On Debian the older Nvidia GPU would still work fine with the default Nouveau driver (open source non-Nvidia), I think(?) it’d be the same on Kubuntu/Ubuntu. Since it was an upgrade maybe you just need to re-enable Nouveau on your system? It’s not something I’ve ever done but doing a quick online search came up with some instructions here https://gist.github.com/vredchenko/42381e9cff3f1e162cb47cfd6479c459 , it looks more or less correct I’d just double-check before rebooting that Nouveau is not being blacklisted in /etc/modprobe.d
You could try that & see how it goes before doing anything more drastic. You’re not going to do any heavy gaming with Nouveau but it should handle day-to-day tasks fine.
I’m using GTX980 on CachyOS with non open 580.142 driver which gets installed automatically if you are on an older Nvidia card, it works perfectly fine.
Nouveau driver crashes when anything more complex than a wallpaper is trying to render (literally, even context menus and taskbar icon names).
Did not try the open version.
Worth mentioning, Cachy and most other distros seem to use Nouveau in their live ISOs, so you’ll have to use nomodeset on Cachy and an alternative way to boot without GPU drivers on other distros.
I’ve got a 1060ti in my server, and anything above version 580.119.02 wouldn’t work. Apt won’t give you rollback versions as far as I know, you’ll need to grab a driver straight from Nvidia’s website
Yeah, apt only lets you roll back to what’s in the repos. Which repos and drivers are you using, OP?
UPDATE:
I gave up rolling around and around trying to repair Kubuntu and have been pondering a move away to another distro. So now it’s running Arch, and I even managed to retain /home.

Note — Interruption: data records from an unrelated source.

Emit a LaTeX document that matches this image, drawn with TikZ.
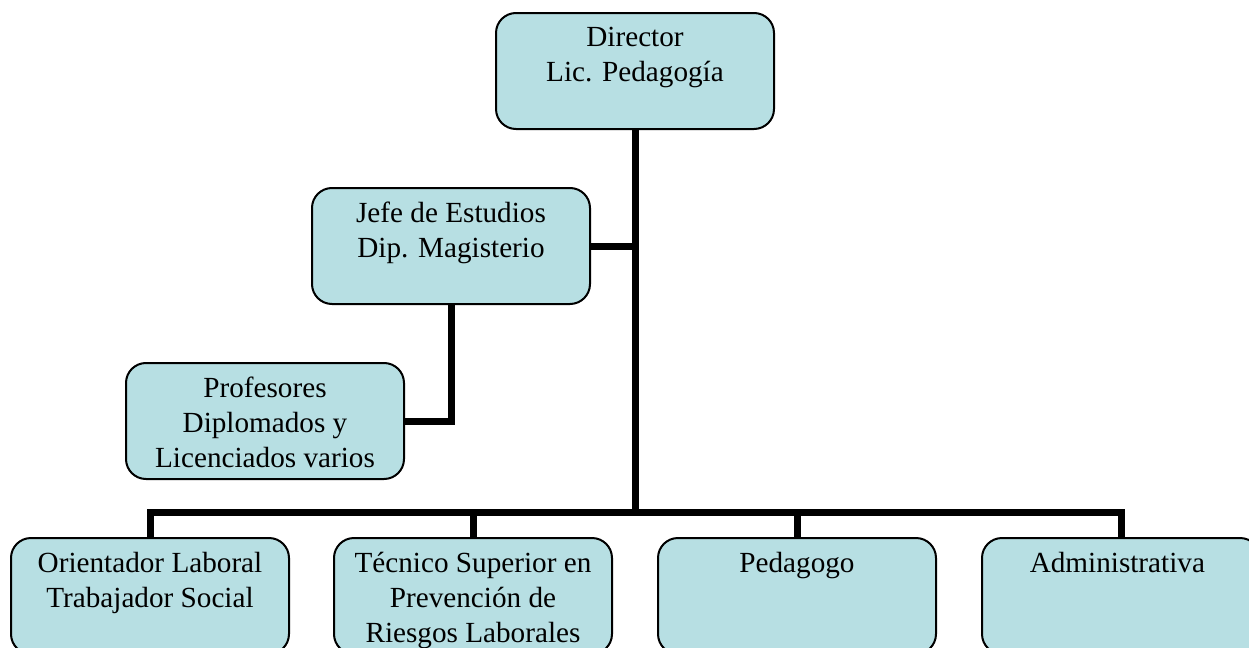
\documentclass[tikz,border=0pt]{standalone}
\usepackage{fontspec}
\setmainfont{Liberation Serif}
\usetikzlibrary{calc}
\definecolor{boxblue}{HTML}{B7DFE3}
\newcommand*{\OrgBoxes}[1]{% #1 = list of name/x/y/text, x and y = top left corner
  \foreach \n/\x/\y/\t in {#1} {
    \node [orgbox, anchor=north west] (\n) at (\x,\y) {};
    \node [orgtext, anchor=north] (\n-t) at ($(\n.north)+(0,15)$) {\t};
    }%
}

\begin{document}
\begin{tikzpicture}[x=0.5pt, y=-0.5pt,
    orgbox/.style={draw=black, fill=boxblue, line width=1pt, rounded corners=10pt,
      minimum width=139pt, minimum height=58pt, inner sep=0pt},
    orgtext/.style={align=center, inner sep=0pt,
      font=\fontsize{14.6pt}{17.5pt}\selectfont},
    link/.style={line width=3.5pt, draw=black}]
    \clip (0,0) rectangle (1249,648);

    \OrgBoxes{
        dir/495/12/{Director\\Lic. Pedagogía},
        jefe/311/187/{Jefe de Estudios\\Dip. Magisterio},
        prof/125/362/{Profesores\\Diplomados y\\Licenciados varios},
        orient/10/537/{Orientador Laboral\\Trabajador Social},
        tec/333/537/{Técnico Superior en\\Prevención de\\Riesgos Laborales},
        ped/657/537/{Pedagogo},
        admin/981/537/{Administrativa}
    }

    \coordinate (bus) at (633,512);
    \draw[link] (dir.south) -- (dir.south |- bus);
    \draw[link] (jefe.east) -- (jefe.east -| dir.south);
    \draw[link] (jefe.south) |- (prof.east);
    \draw[link] (orient.north) -- (orient.north |- bus) -- (admin.north |- bus) -- (admin.north);
    \draw[link] (tec.north) -- (tec.north |- bus);
    \draw[link] (ped.north) -- (ped.north |- bus);
\end{tikzpicture}
\end{document}
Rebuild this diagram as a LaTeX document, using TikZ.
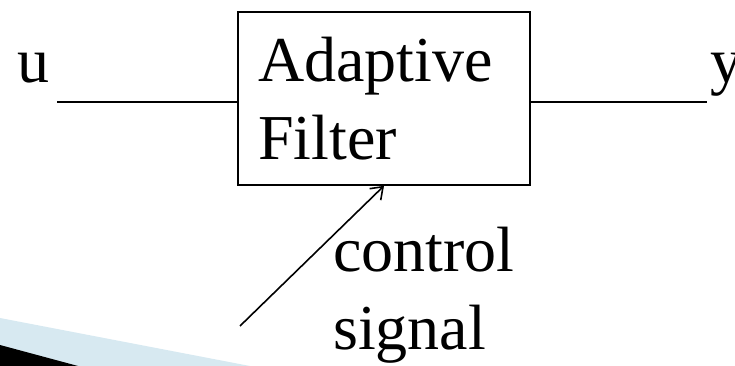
\documentclass[tikz,border=0pt]{standalone}
\usepackage{fontspec}
\setmainfont{Liberation Serif}
\usetikzlibrary{arrows.meta}
\definecolor{wedgeblue}{HTML}{D7E9F1}
\begin{document}
\begin{tikzpicture}[x=1pt,y=1pt,
  lbl/.style={inner sep=0pt,anchor=base west,font=\fontsize{64}{77}\selectfont},
  wire/.style={line width=1.6pt},
  boxstyle/.style={draw,line width=1.6pt,minimum width=292pt,minimum height=173pt,inner sep=0pt}]
\useasboundingbox (0,0) rectangle (735,366);
% decorative wedges
\fill[wedgeblue] (0,48) -- (250,0) -- (0,0) -- cycle;
\fill[black] (0,21) -- (78,0) -- (0,0) -- cycle;
% block
\node[boxstyle] (box) at (384,267.5) {};
\node[lbl] (t1) at (258,284) {Adaptive};
\node[lbl] (t2) at (258,206) {Filter};
% input / output
\node[lbl] (u) at (17,283) {u};
\node[lbl] (y) at (710,283) {y};
\coordinate (uin) at (57,264);
\coordinate (yout) at (707,264);
\draw[wire] (uin) -- (uin -| box.west);
\draw[wire] (yout -| box.east) -- (yout);
% control signal
\coordinate (cs) at (240,40);
\draw[wire,-{Straight Barb[length=11pt,width=16pt]}] (cs) -- (box.south);
\node[lbl] (c1) at (333,94) {control};
\node[lbl] (c2) at (333,16) {signal};
\end{tikzpicture}
\end{document}
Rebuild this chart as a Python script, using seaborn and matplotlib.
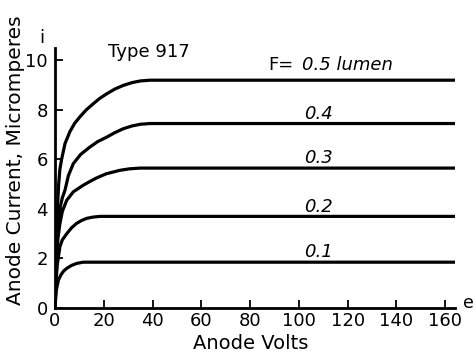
import matplotlib
matplotlib.use("Agg")
import matplotlib.pyplot as plt
import seaborn as sns
import pandas as pd

# Phototube anode characteristics, Type 917
flux_labels = ["0.5", "0.4", "0.3", "0.2", "0.1"]

volts_05 = [0, 0.5, 1, 1.5, 2, 2.7, 4.1, 6.1, 8, 10.2, 12.8, 15.7, 18.4, 21.2, 24.5, 28, 31.5, 35, 39, 43, 164]
amps_05 = [0, 2.5, 4.0, 5.0, 5.6, 6.0, 6.64, 7.12, 7.45, 7.72, 8.0, 8.25, 8.47, 8.65, 8.84, 8.99, 9.1, 9.17, 9.2, 9.2, 9.2]

volts_04 = [0, 0.6, 1.2, 2, 3, 4.1, 5.5, 7.5, 10.5, 14.3, 17.5, 21.2, 24.5, 28, 31.5, 35, 39, 43, 164]
amps_04 = [0, 2.2, 3.4, 4.0, 4.45, 4.76, 5.35, 5.83, 6.2, 6.5, 6.72, 6.9, 7.08, 7.24, 7.35, 7.42, 7.45, 7.45, 7.45]

volts_03 = [0, 0.6, 1.2, 2, 3, 4.8, 7.5, 11.6, 14.5, 17, 21, 26.6, 30.5, 34.8, 43, 164]
amps_03 = [0, 1.8, 2.8, 3.4, 3.9, 4.35, 4.69, 4.96, 5.12, 5.25, 5.42, 5.56, 5.62, 5.65, 5.65, 5.65]

volts_02 = [0, 0.5, 1, 2, 3, 4.8, 6.8, 8.9, 11, 13, 15.5, 18.4, 22, 164]
amps_02 = [0, 1.2, 1.8, 2.47, 2.75, 3.0, 3.24, 3.42, 3.54, 3.62, 3.67, 3.7, 3.7, 3.7]

volts_01 = [0, 0.5, 1.4, 2.5, 3.6, 4.8, 6.8, 8.9, 11.5, 14, 164]
amps_01 = [0, 0.7, 1.13, 1.35, 1.5, 1.6, 1.72, 1.8, 1.85, 1.85, 1.85]

saturation = [9.2, 7.45, 5.65, 3.7, 1.85]

x_ticks = [0, 20, 40, 60, 80, 100, 120, 140, 160]
y_ticks = [0, 2, 4, 6, 8, 10]

curves = [(volts_05, amps_05), (volts_04, amps_04), (volts_03, amps_03),
          (volts_02, amps_02), (volts_01, amps_01)]
frames = []
for lab, (v, a) in zip(flux_labels, curves):
    frames.append(pd.DataFrame({"volts": v, "amps": a, "flux": lab}))
df = pd.concat(frames, ignore_index=True)

sns.set_style("white")
plt.rcParams["font.family"] = ["DejaVu Sans"]
plt.rcParams.update({"text.color": "black", "axes.labelcolor": "black",
                     "xtick.color": "black", "ytick.color": "black"})

fig = plt.figure(figsize=(4.76, 3.54), dpi=100)
ax = fig.add_axes([55 / 476, 1 - 308 / 354, 400 / 476, 260 / 354])

sns.lineplot(data=df, x="volts", y="amps", hue="flux", palette=["black"] * 5,
             sort=False, estimator=None, legend=False, linewidth=2.3, ax=ax,
             solid_capstyle="butt")

ax.set_xlim(0, 164)
ax.set_ylim(0, 10.5)
ax.set_xticks(x_ticks)
ax.set_yticks(y_ticks)
ax.tick_params(direction="in", length=6, width=1.3, labelsize=13, color="black",
               bottom=True, left=True)
ax.tick_params(axis="x", pad=3)
ax.tick_params(axis="y", pad=5)

for side in ["top", "right"]:
    ax.spines[side].set_visible(False)
for side in ["left", "bottom"]:
    ax.spines[side].set_linewidth(2.0)
    ax.spines[side].set_color("black")

ax.set_xlabel("Anode Volts", fontsize=14)
ax.set_ylabel("Anode Current, Micromperes", fontsize=14.5)
ax.xaxis.set_label_coords(0.49, -0.1)
ax.xaxis.label.set_va("top")
ax.yaxis.set_label_coords(-0.075, 0.57)

ax.text(21.7, 10.12, "Type 917", fontsize=13, va="baseline", ha="left")

# curve labels
ax.annotate("F=", xy=(87.3, saturation[0]), xytext=(0, 7), textcoords="offset points",
            fontsize=13, ha="left", va="baseline")
ax.annotate("0.5 lumen", xy=(101.2, saturation[0]), xytext=(0, 7), textcoords="offset points",
            fontsize=13, ha="left", va="baseline", style="italic")
for lab, lvl in zip(flux_labels[1:], saturation[1:]):
    ax.annotate(lab, xy=(108, lvl), xytext=(0, 3.5), textcoords="offset points",
                fontsize=13, ha="center", va="baseline", style="italic")

# axis variable symbols
ax.annotate("e", xy=(167.3, 0), fontsize=12.5, ha="left", va="baseline", annotation_clip=False)
ax.annotate("i", xy=(-5.3, 10.69), fontsize=13, ha="center", va="baseline", annotation_clip=False)

fig.savefig("out.png", dpi=100)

…and the drivers still aren’t installing properly…
sigh
But I’m mostly putting it down to me not really knowing much about Arch and pacman and such, so my investigations will continue.
Nvidia can eat my entire arsehole though. If I could justify spending out on an AMD card I’d pull that 1060 and set the fucker on fire.
Maybe related, but I had a friend who had to disable secure boot to get some things to work with his Nvidia graphics card
I’m 99% certain that secure boot is already disabled on it, but I’ll check again.